SUPPLIED RECORDS
==================================================

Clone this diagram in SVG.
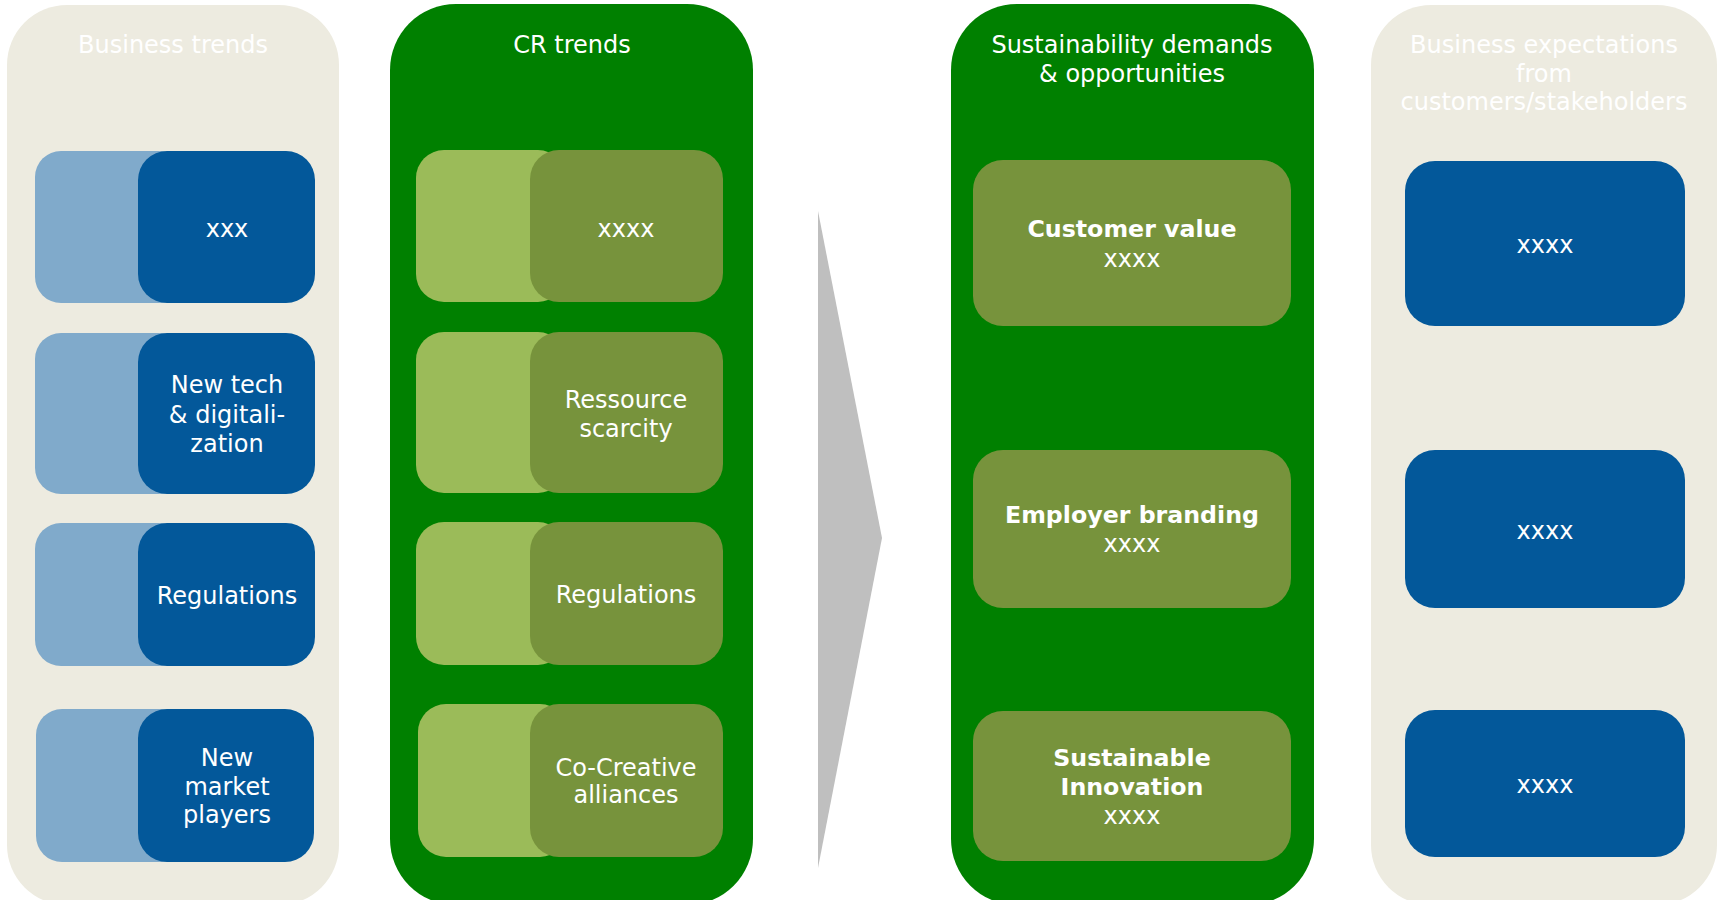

==================================================

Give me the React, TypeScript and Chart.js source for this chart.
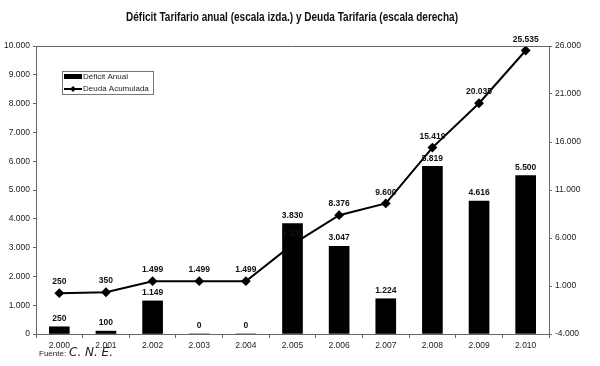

==================================================

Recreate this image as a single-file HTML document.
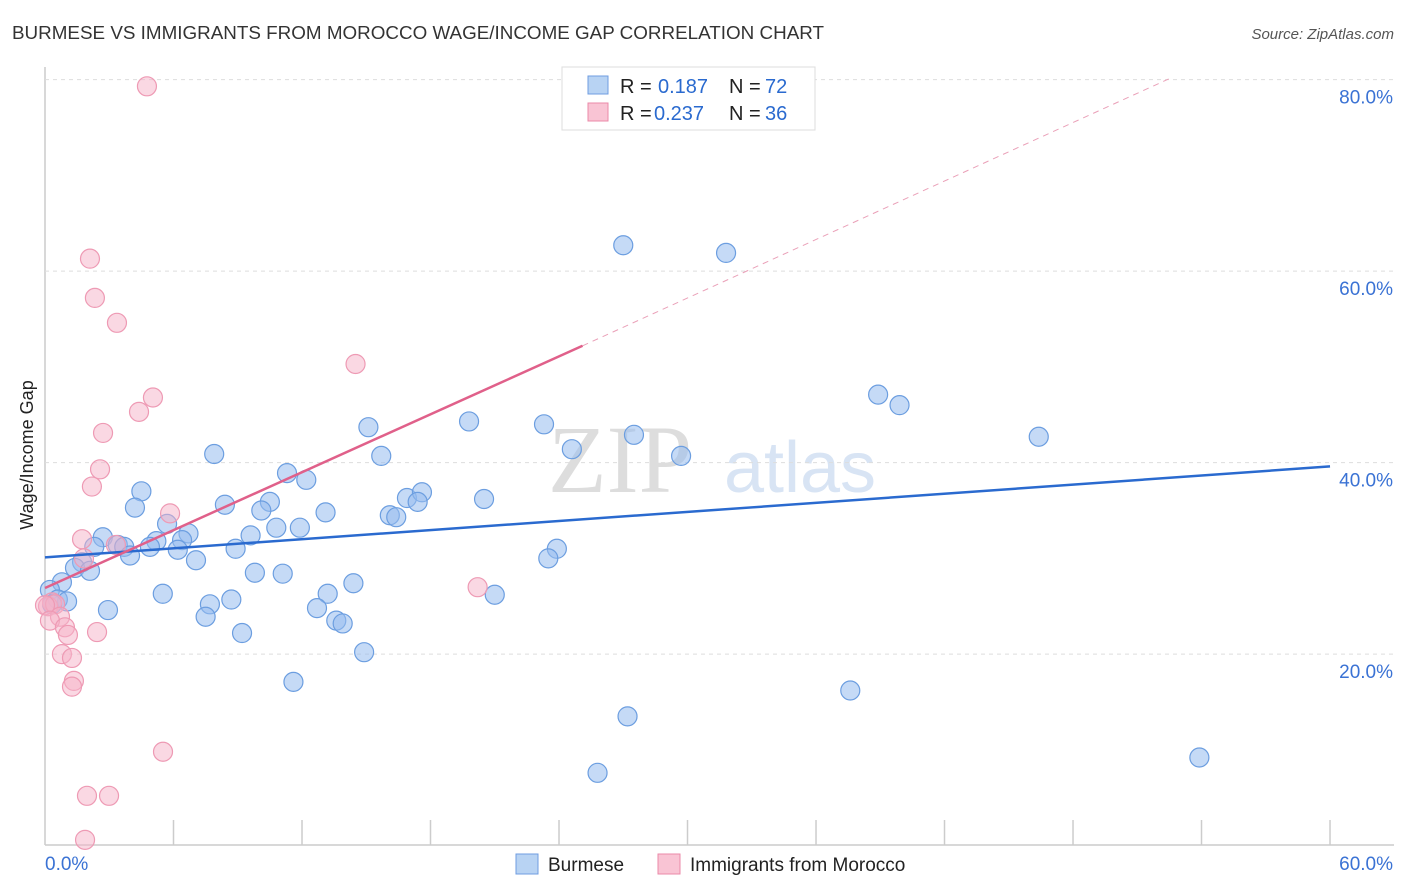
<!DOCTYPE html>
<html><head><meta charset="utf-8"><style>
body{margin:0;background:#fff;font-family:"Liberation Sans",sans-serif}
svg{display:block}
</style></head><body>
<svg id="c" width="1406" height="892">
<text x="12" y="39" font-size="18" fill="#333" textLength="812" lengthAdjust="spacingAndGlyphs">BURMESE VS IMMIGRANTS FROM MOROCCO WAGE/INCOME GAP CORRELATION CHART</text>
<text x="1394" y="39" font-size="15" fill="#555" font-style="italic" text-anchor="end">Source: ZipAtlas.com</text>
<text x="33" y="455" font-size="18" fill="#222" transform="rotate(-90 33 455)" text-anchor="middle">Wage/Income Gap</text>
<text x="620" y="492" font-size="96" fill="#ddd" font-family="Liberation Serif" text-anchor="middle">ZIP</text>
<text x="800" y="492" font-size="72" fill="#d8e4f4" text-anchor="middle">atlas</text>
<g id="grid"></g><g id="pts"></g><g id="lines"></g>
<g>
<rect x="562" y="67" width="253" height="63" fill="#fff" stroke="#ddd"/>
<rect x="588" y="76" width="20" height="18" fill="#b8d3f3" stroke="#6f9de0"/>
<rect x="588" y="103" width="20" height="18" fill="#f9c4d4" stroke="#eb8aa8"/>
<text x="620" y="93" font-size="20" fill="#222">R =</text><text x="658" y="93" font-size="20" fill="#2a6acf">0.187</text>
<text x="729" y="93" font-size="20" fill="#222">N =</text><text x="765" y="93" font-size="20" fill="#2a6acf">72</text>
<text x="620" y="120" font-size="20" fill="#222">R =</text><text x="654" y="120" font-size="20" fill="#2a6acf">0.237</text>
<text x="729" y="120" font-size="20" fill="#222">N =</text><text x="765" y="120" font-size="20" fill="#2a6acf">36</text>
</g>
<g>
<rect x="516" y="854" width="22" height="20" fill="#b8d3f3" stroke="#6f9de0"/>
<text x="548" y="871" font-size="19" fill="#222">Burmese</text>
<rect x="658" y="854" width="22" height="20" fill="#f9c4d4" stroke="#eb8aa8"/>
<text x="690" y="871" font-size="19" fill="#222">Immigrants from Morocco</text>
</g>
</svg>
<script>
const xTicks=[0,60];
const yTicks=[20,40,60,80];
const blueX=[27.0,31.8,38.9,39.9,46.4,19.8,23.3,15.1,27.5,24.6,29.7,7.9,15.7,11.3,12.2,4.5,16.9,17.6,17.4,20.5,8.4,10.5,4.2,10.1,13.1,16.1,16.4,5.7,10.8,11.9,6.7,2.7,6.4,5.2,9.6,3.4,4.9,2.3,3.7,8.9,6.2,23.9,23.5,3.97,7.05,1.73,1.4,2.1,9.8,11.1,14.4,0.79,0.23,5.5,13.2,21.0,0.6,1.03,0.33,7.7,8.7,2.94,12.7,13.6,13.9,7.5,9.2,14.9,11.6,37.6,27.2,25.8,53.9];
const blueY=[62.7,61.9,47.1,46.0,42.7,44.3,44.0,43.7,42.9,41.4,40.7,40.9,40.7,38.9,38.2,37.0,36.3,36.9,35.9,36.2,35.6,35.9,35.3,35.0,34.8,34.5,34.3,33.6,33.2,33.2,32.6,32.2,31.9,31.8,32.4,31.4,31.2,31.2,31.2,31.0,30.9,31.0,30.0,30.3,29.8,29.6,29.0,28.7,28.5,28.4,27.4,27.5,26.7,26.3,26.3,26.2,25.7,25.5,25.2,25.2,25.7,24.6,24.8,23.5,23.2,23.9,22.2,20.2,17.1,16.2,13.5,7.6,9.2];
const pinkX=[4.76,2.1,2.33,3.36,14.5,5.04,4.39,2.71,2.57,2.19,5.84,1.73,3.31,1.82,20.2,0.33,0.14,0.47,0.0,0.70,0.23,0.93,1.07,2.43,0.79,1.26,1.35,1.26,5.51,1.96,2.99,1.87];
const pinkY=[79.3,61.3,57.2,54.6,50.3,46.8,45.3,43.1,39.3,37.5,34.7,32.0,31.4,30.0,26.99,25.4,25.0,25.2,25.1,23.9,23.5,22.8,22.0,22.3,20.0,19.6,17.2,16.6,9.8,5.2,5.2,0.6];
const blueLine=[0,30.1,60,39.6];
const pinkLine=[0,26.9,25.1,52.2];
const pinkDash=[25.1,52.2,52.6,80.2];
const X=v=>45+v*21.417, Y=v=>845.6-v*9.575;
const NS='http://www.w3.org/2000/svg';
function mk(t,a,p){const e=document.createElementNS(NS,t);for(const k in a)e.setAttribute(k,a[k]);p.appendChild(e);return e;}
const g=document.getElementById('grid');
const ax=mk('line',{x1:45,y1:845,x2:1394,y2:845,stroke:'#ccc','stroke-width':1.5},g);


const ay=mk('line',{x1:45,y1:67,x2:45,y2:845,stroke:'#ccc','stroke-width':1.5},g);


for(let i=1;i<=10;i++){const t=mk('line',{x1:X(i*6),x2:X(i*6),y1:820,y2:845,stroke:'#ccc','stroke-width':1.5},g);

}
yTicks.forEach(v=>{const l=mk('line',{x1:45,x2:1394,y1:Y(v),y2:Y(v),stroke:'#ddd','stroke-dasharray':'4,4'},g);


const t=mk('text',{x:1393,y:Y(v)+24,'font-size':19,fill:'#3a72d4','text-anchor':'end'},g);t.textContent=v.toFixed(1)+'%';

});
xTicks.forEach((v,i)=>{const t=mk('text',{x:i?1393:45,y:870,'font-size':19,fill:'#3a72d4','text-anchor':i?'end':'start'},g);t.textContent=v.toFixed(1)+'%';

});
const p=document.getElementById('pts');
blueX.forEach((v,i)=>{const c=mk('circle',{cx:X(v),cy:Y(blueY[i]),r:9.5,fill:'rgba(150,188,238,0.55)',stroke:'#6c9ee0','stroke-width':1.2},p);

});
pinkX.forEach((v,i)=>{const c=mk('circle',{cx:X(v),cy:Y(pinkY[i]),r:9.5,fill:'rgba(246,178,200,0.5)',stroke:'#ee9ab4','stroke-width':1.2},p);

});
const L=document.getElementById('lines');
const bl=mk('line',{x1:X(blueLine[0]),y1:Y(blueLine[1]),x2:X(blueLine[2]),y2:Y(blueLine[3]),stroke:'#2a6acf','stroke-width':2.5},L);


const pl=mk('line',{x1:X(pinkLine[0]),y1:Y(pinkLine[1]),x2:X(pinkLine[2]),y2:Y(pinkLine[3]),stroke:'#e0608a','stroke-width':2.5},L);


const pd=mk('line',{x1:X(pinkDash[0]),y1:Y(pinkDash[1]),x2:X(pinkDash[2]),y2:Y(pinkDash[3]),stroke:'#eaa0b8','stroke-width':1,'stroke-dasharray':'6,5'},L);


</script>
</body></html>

==================================================

Each line above that holds the string "this" should be copied and shown.

SOLUTION TO THE EXERCISE
Clone this diagram in SVG.
Give me the React, TypeScript and Chart.js source for this chart.
Recreate this image as a single-file HTML document.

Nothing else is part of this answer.